Q. How do trailer foreclosures happen?
A. If the owner of a trailer stops making payments on the loan they received to buy it, they will face foreclosure. If they are unable to catch up in their payments or re-negotiate a new payment plan with the bank, they will either have to accept foreclosure of their trailer or they will need to pay their loan back completely.
Q. How can foreclosure be avoided?
A. Obviously staying current on payments means never facing foreclosure to begin with. Yet if the process has started, there is still the potential to work out an easier payment plan with the lender who may choose lower the interest rate or to increase the amount of payments.

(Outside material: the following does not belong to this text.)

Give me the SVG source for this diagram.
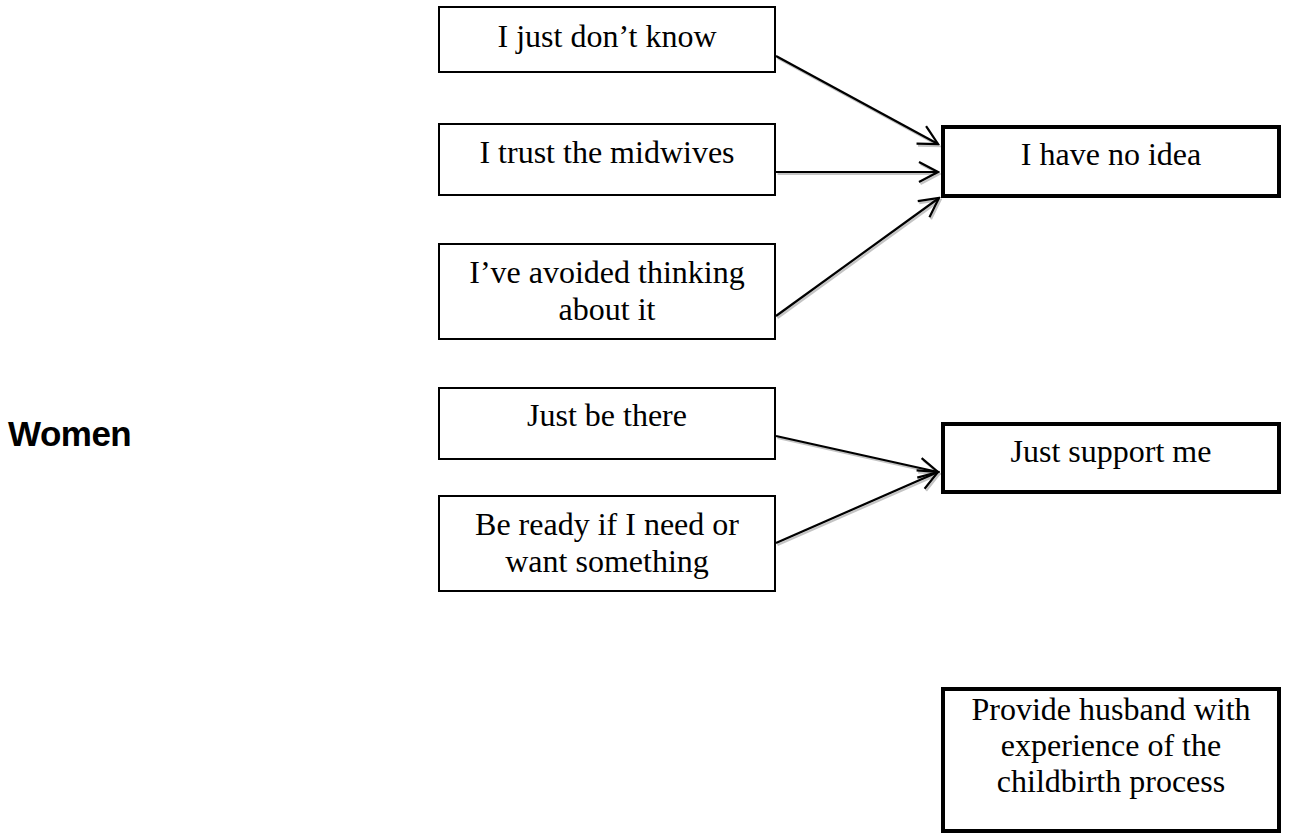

Sometimes an owner who is trying to avoid foreclosure can get the bank to accept a short sale, where the trailer is sold for less than what is still due on the loan. This way the bank gets money instead of having to repossess the trailer and sell it later on. Some borrowers choose bankruptcy, but this is usually the last choice after they have exhausted all their other options.
Q. Is it a good idea to buy foreclosed trailers?
A. After the trailer has been repoed by the bank, it will often be sold with other trailers and trailer auctions. Since new trailers typically lose a third of their value when they’re bought, used trailers are significantly cheaper. Ones that are repossessed can be even lower in price since the lenders are more interested in selling the trailer quickly rather than making a profit or even recouping all of the outstanding loan balance. Dealers frequently buy at bank repo auctions, so many used trailers were foreclosures once. It usually takes some work to find the auctions but the money you save on a much cheaper trailer makes it worth it. Both auctions and dealerships do provide quality trailers at great prices.